Event Offers Preview of AI Technology Before its Georgia Tour

Thursday, May 2nd, 2024

Members of Georgia Artificial Intelligence in Manufacturing (Georgia AIM) recently previewed custom technology that will tour the state later this year.

The technology, now in development by graduate students at the University of Georgia (UGA) College of Engineering, encompasses six areas of artificial intelligence that could be used by manufacturers. Later this year, each of these “vignettes” — variations of computers and other technology on custom rolling carts — will find a home on a mobile lab developed by the Russell Innovation Center for Entrepreneurship (RICE).

The project was made possible through Georgia AIM, a federally funded project connecting artificial intelligence with manufacturing. The 4-year, $65 million U.S. Economic Development Administration grant connects K-12 education, manufacturing, technology innovators and workforce development projects across Georgia.

The goal of the collaboration between UGA engineers and RICE is to bring new technology to all corners of Georgia, giving residents the opportunity to test and explore how it works. The technology on these mobile labs will help introduce residents in rural parts of Georgia to smart technologies — and better-paying jobs.

But first, the technology must be built. In this case, students found open-source code or developed their own, constructed robots or virtual spaces, or created machines to 3-D print custom parts. All of the technology will come with instruction manuals and has been designed to be replicated by educators — or even residents who want to learn more about emerging technologies.

“Artificial intelligence is, first, big data. But then, we broke it up into these six families,” said Beshoy Morkos, an associate professor in UGA’s College of Engineering who is developing the prototypes through UGA’s Innovation Factory lab on campus. His lab is one of the partners in the Georgia AIM grant. “Of course, there is overlap, but the goal is to develop multiple versions of the vignettes that can be used depending on where you are in Georgia.”

The engineering team’s “technology families” include computer vision, natural language processing, automation, and robotics, augmented and virtual reality, additive manufacturing, and industrial internet of things.

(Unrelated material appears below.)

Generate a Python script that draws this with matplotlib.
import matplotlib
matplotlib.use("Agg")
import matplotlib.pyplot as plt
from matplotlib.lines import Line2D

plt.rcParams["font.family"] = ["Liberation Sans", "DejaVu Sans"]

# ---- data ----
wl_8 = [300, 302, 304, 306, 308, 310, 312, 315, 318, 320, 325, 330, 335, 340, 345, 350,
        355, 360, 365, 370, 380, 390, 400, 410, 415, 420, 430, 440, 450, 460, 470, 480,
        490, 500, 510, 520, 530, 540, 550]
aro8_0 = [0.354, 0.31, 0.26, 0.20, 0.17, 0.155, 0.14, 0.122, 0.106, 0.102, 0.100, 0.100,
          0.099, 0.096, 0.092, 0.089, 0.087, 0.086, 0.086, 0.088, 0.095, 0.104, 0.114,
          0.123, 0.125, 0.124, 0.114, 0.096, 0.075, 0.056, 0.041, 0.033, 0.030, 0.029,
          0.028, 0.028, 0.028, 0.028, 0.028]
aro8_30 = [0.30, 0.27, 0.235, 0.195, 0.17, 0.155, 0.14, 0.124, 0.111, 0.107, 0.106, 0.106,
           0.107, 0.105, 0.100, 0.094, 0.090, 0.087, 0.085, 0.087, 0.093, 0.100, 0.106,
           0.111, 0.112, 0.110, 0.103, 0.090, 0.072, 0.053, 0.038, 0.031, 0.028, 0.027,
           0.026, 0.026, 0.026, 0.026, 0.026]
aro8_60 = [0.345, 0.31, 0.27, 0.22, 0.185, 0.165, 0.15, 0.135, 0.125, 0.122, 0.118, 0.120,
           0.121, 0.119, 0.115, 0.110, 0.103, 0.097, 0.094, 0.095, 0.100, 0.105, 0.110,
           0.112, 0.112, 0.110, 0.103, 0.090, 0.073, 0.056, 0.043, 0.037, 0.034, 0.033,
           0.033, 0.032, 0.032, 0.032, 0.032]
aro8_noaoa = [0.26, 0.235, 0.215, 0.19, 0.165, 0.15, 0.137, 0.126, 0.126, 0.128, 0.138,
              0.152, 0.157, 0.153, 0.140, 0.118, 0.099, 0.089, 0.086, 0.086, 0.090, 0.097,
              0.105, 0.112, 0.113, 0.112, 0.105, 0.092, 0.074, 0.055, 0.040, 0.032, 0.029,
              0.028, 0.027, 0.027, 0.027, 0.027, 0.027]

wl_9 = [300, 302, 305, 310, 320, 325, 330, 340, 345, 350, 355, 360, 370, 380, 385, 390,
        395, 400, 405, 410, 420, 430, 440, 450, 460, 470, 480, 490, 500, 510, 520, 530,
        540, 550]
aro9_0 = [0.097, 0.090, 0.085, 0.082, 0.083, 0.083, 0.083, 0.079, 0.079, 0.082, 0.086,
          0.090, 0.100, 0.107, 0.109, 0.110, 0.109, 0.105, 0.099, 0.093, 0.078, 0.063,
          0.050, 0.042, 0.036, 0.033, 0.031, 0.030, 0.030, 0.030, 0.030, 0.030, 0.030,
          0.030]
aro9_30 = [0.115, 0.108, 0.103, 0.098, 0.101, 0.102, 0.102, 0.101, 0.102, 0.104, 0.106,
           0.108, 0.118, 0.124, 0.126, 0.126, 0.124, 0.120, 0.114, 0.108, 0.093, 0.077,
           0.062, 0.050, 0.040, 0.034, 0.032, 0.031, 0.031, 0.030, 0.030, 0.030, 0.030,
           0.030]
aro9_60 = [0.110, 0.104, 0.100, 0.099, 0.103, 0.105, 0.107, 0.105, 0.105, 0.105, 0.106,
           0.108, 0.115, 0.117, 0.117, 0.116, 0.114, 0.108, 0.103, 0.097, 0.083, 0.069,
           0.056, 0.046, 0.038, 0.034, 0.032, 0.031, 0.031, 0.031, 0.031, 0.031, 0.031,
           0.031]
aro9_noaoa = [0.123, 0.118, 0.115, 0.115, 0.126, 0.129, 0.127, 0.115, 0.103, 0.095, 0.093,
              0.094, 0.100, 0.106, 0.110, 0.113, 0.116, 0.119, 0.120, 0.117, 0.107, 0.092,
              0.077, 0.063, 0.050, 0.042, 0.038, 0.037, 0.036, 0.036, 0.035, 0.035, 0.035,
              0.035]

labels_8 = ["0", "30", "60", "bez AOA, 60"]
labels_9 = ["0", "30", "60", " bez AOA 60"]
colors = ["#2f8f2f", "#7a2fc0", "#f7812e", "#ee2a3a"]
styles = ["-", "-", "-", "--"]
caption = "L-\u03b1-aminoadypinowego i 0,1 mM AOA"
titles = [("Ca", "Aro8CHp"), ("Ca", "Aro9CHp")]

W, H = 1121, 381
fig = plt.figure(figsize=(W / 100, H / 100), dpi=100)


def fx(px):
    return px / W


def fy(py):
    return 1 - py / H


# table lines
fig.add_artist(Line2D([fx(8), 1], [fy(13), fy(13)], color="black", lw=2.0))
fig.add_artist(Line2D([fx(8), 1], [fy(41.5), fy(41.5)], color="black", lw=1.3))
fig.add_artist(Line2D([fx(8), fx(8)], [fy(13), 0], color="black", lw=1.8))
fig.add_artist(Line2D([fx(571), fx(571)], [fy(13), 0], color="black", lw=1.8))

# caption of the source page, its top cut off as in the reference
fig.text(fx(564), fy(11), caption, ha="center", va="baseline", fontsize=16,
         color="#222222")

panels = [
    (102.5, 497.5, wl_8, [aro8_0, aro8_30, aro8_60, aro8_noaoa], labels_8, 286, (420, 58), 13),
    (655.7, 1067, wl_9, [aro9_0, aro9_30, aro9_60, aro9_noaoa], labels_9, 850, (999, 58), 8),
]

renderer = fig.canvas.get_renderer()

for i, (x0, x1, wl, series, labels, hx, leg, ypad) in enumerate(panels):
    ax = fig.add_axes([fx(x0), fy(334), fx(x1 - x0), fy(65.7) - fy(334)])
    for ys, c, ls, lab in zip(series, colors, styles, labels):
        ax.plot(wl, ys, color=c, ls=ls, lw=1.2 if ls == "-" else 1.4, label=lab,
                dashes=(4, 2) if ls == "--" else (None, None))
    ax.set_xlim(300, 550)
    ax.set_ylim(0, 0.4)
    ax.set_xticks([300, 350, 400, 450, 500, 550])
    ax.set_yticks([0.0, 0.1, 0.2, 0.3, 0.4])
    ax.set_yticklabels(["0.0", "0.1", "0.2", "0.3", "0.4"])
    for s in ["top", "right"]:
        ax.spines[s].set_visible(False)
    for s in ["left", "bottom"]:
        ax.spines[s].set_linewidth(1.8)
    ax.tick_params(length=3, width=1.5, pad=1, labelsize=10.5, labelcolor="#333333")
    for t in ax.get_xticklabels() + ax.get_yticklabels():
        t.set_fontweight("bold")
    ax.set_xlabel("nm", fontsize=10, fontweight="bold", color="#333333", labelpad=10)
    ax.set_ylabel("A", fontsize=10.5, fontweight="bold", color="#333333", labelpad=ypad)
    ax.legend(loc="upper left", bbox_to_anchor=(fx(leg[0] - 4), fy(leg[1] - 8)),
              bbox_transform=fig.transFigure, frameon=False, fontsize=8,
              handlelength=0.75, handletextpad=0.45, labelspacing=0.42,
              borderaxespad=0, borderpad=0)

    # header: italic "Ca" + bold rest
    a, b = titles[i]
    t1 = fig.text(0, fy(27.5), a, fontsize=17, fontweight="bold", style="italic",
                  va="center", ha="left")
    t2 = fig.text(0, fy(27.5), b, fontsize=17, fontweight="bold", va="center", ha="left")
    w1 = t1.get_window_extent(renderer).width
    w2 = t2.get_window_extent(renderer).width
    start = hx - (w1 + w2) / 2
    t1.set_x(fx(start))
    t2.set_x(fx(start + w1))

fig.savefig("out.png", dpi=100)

During the preview event, members of Georgia AIM’s team heard from graduate students about each of the technology vignettes and how they might apply to manufacturing. For example, computer vision could be used to assist with quality control or part identification, augmented/virtual reality could be used for training employees on new technologies and additive manufacturing could be helpful in modifying new technology on older machines or for prototyping new products.

“With the ‘internet of things’ (IoT) it’s all about creating that data flow. And the first step is accumulating that data,” said Tomas Letelier, a graduate student developing an AI-based vignette using sensors. “This vignette showcases what the capabilities of IoT are; it uses open-source technology, so even people who don’t know a lot about programming can use this. … You can get a lot of information from very simple sensors.”

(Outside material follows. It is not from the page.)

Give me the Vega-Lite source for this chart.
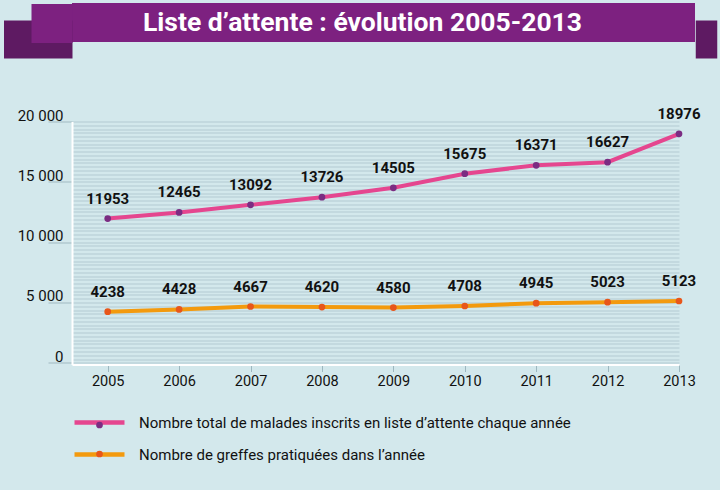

The graduate students plan to develop a few variations of each vignette, all using code and applications that are easy to access and adapt for general audiences. The project’s objective — and, overall, a goal for Georgia AIM — is to connect manufacturers and members of the workforce to artificial intelligence. Creating accessible technology benefits everyone across the state, from students and new graduates to members of the workforce and manufacturers.

That’s also where the mobile lab comes in. RICE’s team is planning trips across Georgia to introduce communities to the technology vignettes. The team will visit K-12 students, community gatherings and businesses.

Then, once communities have had a chance to interact and learn from the AI in the mobile lab, they can create their own. Jonathan Williams, a senior at Cedar Shoals High School in Athens, is a student in the engineering track at the Athens Community Career Academy. He has been participating in a work-based learning internship at the Innovation Factory to assist in developing guides for each vignette.

Williams’ work helps ensure other career academies and technical colleges can replicate the vignettes on the mobile lab. He’s helping to develop instruction manuals for each set-up using parts that can be easily found online. The project also involves the expertise from KITT Labs and Technologists of Color to develop curricula and learning modules to go along with the vignettes.

“Once these vignettes are created, we will make guides for other career academies and technical colleges,” said Williams. “Many career academies already have a manufacturing track, but not everyone has this level of technology. So, after we outfit the mobile studio, we wanted to make sure this technology gets into others’ hands.”